We had a nice tent for sale and we had a lot of people looking at it but no sale. A couple came up to the table where we sat most of the day, sipping cocktails, and asked how much the tent was.
“Sticker on it says $40,” I says.
“I only have $30.”
“What, you don’t have a quarter or some change in the car?” the sales professional says in disbelief.
“Yeah, I probably have a quarter,” the girl said.
“Sold for $30.25.” We never sold the tent. It’s advertised on Craigslist if you’re interested.
One girl who had a dachshund that barked at everyone that came close to it, said, as she was leaving, “You made me want to buy things.”
Many people said they had never had so much fun at a garage sale ever. Engage your customers.
Pricing. No matter what you price your item, be willing and obvious that you will negotiate. Here’s an example:
“We have Mozart for ten cents!” the sales professional calls out to no one in particular.
An elderly woman with her head in a box of purses popped up. “I’ll take Mozart for ten cents, if you can find it, and no one else takes it first.”
“Oh, I can find it.” Sold. Mozart for ten cents, a CD and informational booklet about the immortal composer.
It became a challenge to sell a bag of used cabinet hinges. We started asking everyone that walked up if they needed a bag of hinges. It evolved into a “Bag ‘O Hinges,” and the price continually dropped from $3 to its current 65 cents. “You know you’re going to need one of the those sometime, and you’re gonna say to yourself, ‘Damn I should have bought that Bag O Hinges’.” We still have the bag of hinges if you’re interested.
I had an old music stand from when I was a kid (So, yes, it’s an antique.) and I priced it at $2. I kept saying “I can’t believe no one has bought the music stand. Doesn’t anyone use music stands anymore?” Apparently they don’t. Maybe we priced it too high.
“I can’t believe the music stand is still here,” I said at the end of the day. Not much else was.
Our hours were 8-3 and we sold our last item at 2:50, then it started to rain. Something it had threatened to do all day. So do our methods work? Try them the next time you have a garage, yard, driveway, thrift sale. We cleared a little over $1,000 in 7 hours sitting in our chairs, sipping cocktails…until we sold them. The chairs, not the cocktails, although that might not be a bad idea. Make a little extra money on refreshments.

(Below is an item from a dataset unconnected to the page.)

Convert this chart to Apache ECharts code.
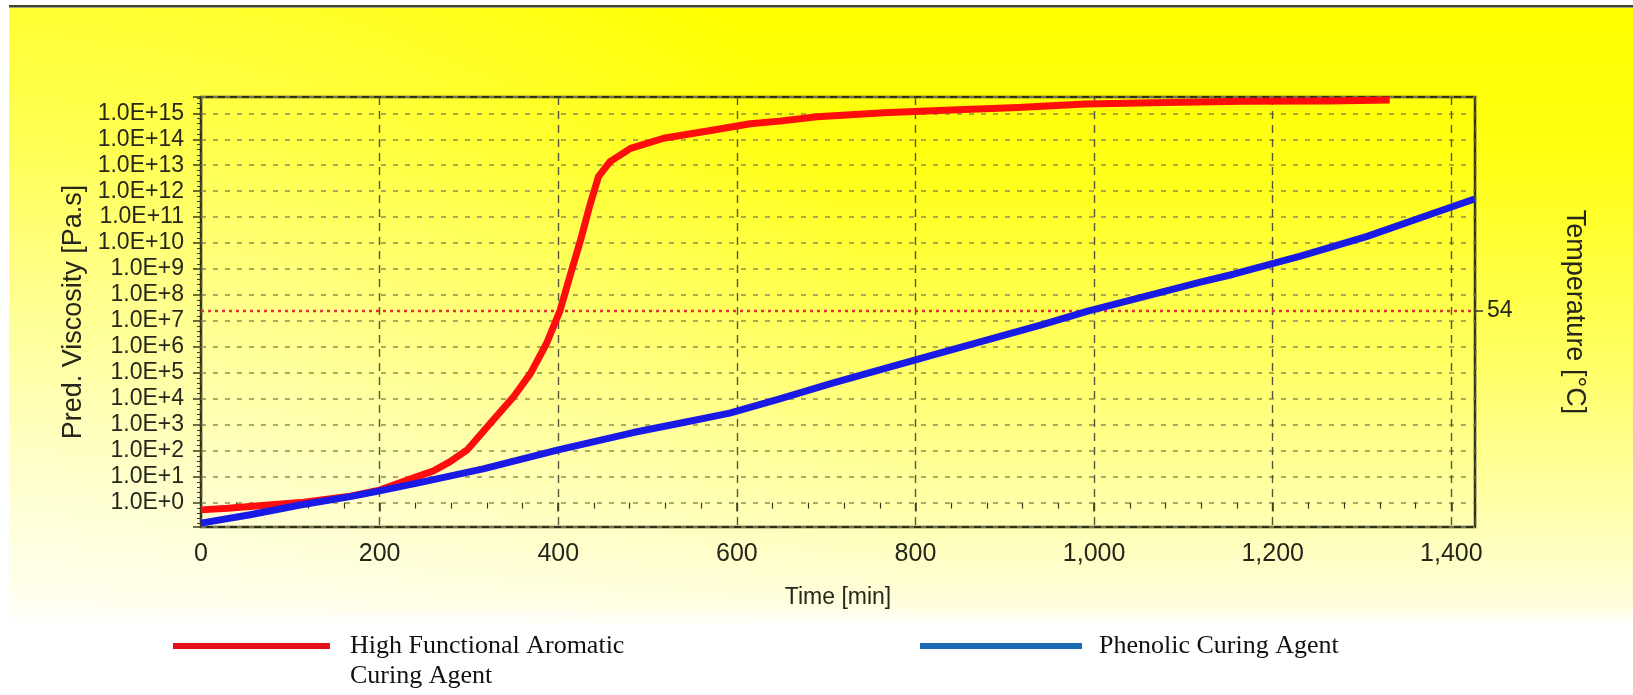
<!DOCTYPE html>
<html>
<head>
<meta charset="utf-8">
<title>Predicted viscosity vs. time</title>
<script src="https://cdn.jsdelivr.net/npm/echarts@6/dist/echarts.min.js"></script>
<style>
  html, body { margin: 0; padding: 0; background: #ffffff; }
  #chart { width: 1633px; height: 695px; }
</style>
</head>
<body>
<div id="chart"></div>
<script>
// Cure time in minutes, viscosity stored as log10(Pa·s)
const aromaticTime = [0, 30, 55, 111, 167, 200, 242, 260, 279, 298, 324, 350, 369, 387, 402, 413, 425, 436, 445, 458, 481, 518, 574, 615, 648, 690, 765, 840, 915, 990, 1065, 1165, 1264, 1331];
const aromaticLogVisc = [-0.28, -0.22, -0.15, 0.0, 0.25, 0.48, 1.0, 1.22, 1.58, 2.03, 3.06, 4.08, 4.98, 6.14, 7.40, 8.71, 10.12, 11.53, 12.56, 13.14, 13.65, 14.04, 14.36, 14.60, 14.70, 14.87, 15.02, 15.13, 15.23, 15.36, 15.41, 15.47, 15.48, 15.51];

const phenolicTime = [0, 55, 111, 167, 200, 242, 316, 400, 484, 536, 592, 648, 708, 824, 941, 993, 1119, 1156, 1231, 1305, 1380, 1426];
const phenolicLogVisc = [-0.79, -0.47, -0.09, 0.23, 0.45, 0.75, 1.30, 2.03, 2.70, 3.06, 3.45, 4.00, 4.61, 5.73, 6.85, 7.38, 8.50, 8.80, 9.50, 10.25, 11.15, 11.70];

// Isothermal cure temperature (°C) on the right-hand axis
const cureTempTime = [0, 1426.5];
const cureTemp = [54, 54];
const tempTicks = [54];

const seriesNames = ['High Functional Aromatic Curing Agent', 'Phenolic Curing Agent'];
const legendLabels = ['High Functional Aromatic\nCuring Agent', 'Phenolic Curing Agent'];

const timeRange = [0, 1426.5];
const logViscRange = [-0.94, 15.63];
const tempRange = [53, 54.99];

const zip = (xs, ys) => xs.map((x, i) => [x, ys[i]]);

const ink = '#26261a';
const sans = 'Liberation Sans, Arial, sans-serif';
const serif = 'Liberation Serif, Times New Roman, serif';

const chart = echarts.init(document.getElementById('chart'), null, { renderer: 'canvas' });

const option = {
  animation: false,
  backgroundColor: 'transparent',
  grid: {
    left: 201, right: 158, top: 97, bottom: 168,
    containLabel: false,
    outerBoundsMode: 'none',
    show: true,
    backgroundColor: 'transparent',
    borderColor: '#2f2f1a',
    borderWidth: 2.5
  },
  xAxis: {
    type: 'value',
    min: timeRange[0], max: timeRange[1], interval: 200,
    axisLine: { show: false },
    axisTick: { show: true, length: 9, lineStyle: { color: '#3a3a22', width: 1.5 } },
    minorTick: { show: true, splitNumber: 5, length: 6, lineStyle: { color: '#3a3a22', width: 1.2 } },
    axisLabel: {
      margin: 15, fontSize: 25, color: ink, fontFamily: sans,
      showMaxLabel: false,
      formatter: v => Math.round(v).toString().replace(/\B(?=(\d{3})+(?!\d))/g, ',')
    },
    splitLine: { show: true, lineStyle: { color: '#55553a', width: 1.4, type: [8, 6] } },
    name: 'Time [min]', nameLocation: 'middle', nameGap: 59,
    nameTextStyle: { fontSize: 23, color: ink, fontFamily: sans }
  },
  yAxis: [
    {
      type: 'value',
      min: logViscRange[0], max: logViscRange[1], splitNumber: 16,
      axisLine: { show: false },
      axisTick: { show: true, length: 8, lineStyle: { color: '#3a3a22', width: 1.5 } },
      minorTick: { show: true, splitNumber: 5, length: 4, lineStyle: { color: '#3a3a22', width: 1 } },
      axisLabel: {
        margin: 17, fontSize: 23, color: ink, fontFamily: sans,
        showMinLabel: false, showMaxLabel: false,
        formatter: v => {
          const e = Math.round(v);
          if (Math.abs(v - e) > 1e-6) return '';
          return '1.0E' + (e >= 0 ? '+' : '-') + Math.abs(e);
        }
      },
      splitLine: { show: true, lineStyle: { color: '#8d8d52', width: 1.6, type: [5, 7] } },
      name: 'Pred. Viscosity [Pa.s]', nameLocation: 'middle', nameGap: 110,
      nameTextStyle: { fontSize: 27, color: ink, fontFamily: sans }
    },
    {
      type: 'value',
      position: 'right',
      min: tempRange[0], max: tempRange[1],
      axisLine: { show: false },
      axisTick: { show: true, length: 8, customValues: tempTicks, lineStyle: { color: '#3a3a22', width: 1.5 } },
      axisLabel: { margin: 12, fontSize: 23, color: ink, fontFamily: sans, customValues: tempTicks },
      splitLine: { show: false },
      name: 'Temperature [°C]', nameLocation: 'middle', nameRotate: -90, nameGap: 86,
      nameTextStyle: { fontSize: 27, color: ink, fontFamily: sans }
    }
  ],
  series: [
    {
      name: 'Temperature',
      type: 'line',
      yAxisIndex: 1,
      data: zip(cureTempTime, cureTemp),
      symbol: 'none',
      z: 1,
      lineStyle: { color: '#e0303a', width: 2.5, type: [3, 4] }
    },
    {
      name: seriesNames[0],
      type: 'line',
      data: zip(aromaticTime, aromaticLogVisc),
      symbol: 'none',
      z: 3,
      lineStyle: { color: '#ff0d0d', width: 7, join: 'round' }
    },
    {
      name: seriesNames[1],
      type: 'line',
      data: zip(phenolicTime, phenolicLogVisc),
      symbol: 'none',
      z: 3,
      lineStyle: { color: '#1a1ae6', width: 7, join: 'round' }
    }
  ],
  graphic: [
    // yellow panel behind the chart
    {
      type: 'rect', z: -30, silent: true,
      shape: { x: 9, y: 8, width: 1624, height: 616 },
      style: {
        fill: new echarts.graphic.LinearGradient(0, 8, 0, 624, [
          { offset: 0, color: '#ffff00' },
          { offset: 0.23, color: '#ffff10' },
          { offset: 0.56, color: '#ffff60' },
          { offset: 0.83, color: '#ffffb0' },
          { offset: 1, color: '#fffde6' }
        ], true)
      }
    },
    {
      type: 'rect', z: -29, silent: true,
      shape: { x: 9, y: 8, width: 1624, height: 616 },
      style: {
        fill: new echarts.graphic.RadialGradient(0, 640, 950, [
          { offset: 0, color: 'rgba(255,255,255,0.6)' },
          { offset: 1, color: 'rgba(255,255,255,0)' }
        ], true)
      }
    },
    {
      type: 'rect', z: -28, silent: true,
      shape: { x: 9, y: 606, width: 1624, height: 22 },
      style: {
        fill: new echarts.graphic.LinearGradient(0, 606, 0, 628, [
          { offset: 0, color: 'rgba(255,255,255,0)' },
          { offset: 1, color: 'rgba(255,255,255,1)' }
        ], true)
      }
    },
    {
      type: 'rect', z: -27, silent: true,
      shape: { x: 9, y: 5, width: 1624, height: 2.5 },
      style: { fill: '#43432a' }
    },
    // legend
    {
      type: 'rect', silent: true,
      shape: { x: 173, y: 643, width: 157, height: 6 },
      style: { fill: '#e4111b' }
    },
    {
      type: 'text', silent: true, x: 350, y: 631,
      style: { text: legendLabels[0], fontSize: 26, fontFamily: serif, fill: '#111111', lineHeight: 30, verticalAlign: 'top' }
    },
    {
      type: 'rect', silent: true,
      shape: { x: 920, y: 643, width: 162, height: 6 },
      style: { fill: '#1b6cb6' }
    },
    {
      type: 'text', silent: true, x: 1099, y: 631,
      style: { text: legendLabels[1], fontSize: 26, fontFamily: serif, fill: '#111111', lineHeight: 30, verticalAlign: 'top' }
    }
  ]
};

chart.setOption(option);
</script>
</body>
</html>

The Bet. Several people looked at the shirts, but no one was buying, even at $2. Like I said, many of these were new, name brands, with the tags still on them, some $24 or more. I was thinking my $5 bet was a sure thing. Then a BIG diesel flatbed truck pulled up in the cul-de-sac and two guys jumped out. I remember commenting, “Now that’s how to come to a garage sale.”

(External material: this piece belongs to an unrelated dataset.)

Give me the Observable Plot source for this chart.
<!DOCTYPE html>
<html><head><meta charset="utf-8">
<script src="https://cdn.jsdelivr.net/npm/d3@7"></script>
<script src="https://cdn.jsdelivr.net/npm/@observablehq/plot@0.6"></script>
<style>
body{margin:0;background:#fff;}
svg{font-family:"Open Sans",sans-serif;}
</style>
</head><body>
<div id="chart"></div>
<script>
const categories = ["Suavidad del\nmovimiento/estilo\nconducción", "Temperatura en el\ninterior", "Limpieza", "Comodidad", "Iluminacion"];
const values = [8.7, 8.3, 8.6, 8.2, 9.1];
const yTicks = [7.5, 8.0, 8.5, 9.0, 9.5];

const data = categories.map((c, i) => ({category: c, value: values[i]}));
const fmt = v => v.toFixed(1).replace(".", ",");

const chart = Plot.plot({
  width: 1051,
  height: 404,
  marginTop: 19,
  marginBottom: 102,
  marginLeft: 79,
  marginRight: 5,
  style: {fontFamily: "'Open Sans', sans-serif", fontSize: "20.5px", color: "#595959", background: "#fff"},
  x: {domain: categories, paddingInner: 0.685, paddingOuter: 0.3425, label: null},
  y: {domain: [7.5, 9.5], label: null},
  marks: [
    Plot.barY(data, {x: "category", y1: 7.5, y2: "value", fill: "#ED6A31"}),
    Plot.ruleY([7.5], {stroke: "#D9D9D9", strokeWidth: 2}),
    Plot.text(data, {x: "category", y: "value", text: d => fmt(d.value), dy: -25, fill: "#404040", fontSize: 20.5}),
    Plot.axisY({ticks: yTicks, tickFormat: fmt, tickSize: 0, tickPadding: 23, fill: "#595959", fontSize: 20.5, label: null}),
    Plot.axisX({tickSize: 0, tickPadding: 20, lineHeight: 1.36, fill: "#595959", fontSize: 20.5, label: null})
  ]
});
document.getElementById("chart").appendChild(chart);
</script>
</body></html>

Immediately they start checking out the sales professional’s shirts. “The whole rack of shirts, twenty bucks,” he tells the guy. I couldn’t beleive it. I never expected him to try that. They don’t seem to understand, so I figure I’m still good. “This whole rack of shirts, you can have them all for twenty bucks.” They smile and walk away. After looking around for a few minutes, and buying a TV and some other things, they go back to their truck. I went into the house to refill my drink.
When I came back I was out $5. It seems they talked about it, and came back, maybe figured out what a good deal it was, and bought the rack of shirts for $20. The sales professional quickly figured out that he had made a $1 a shirt with my $5 which was what he was expecting all along, and sold 100% of his shirt inventory. So much for the expert.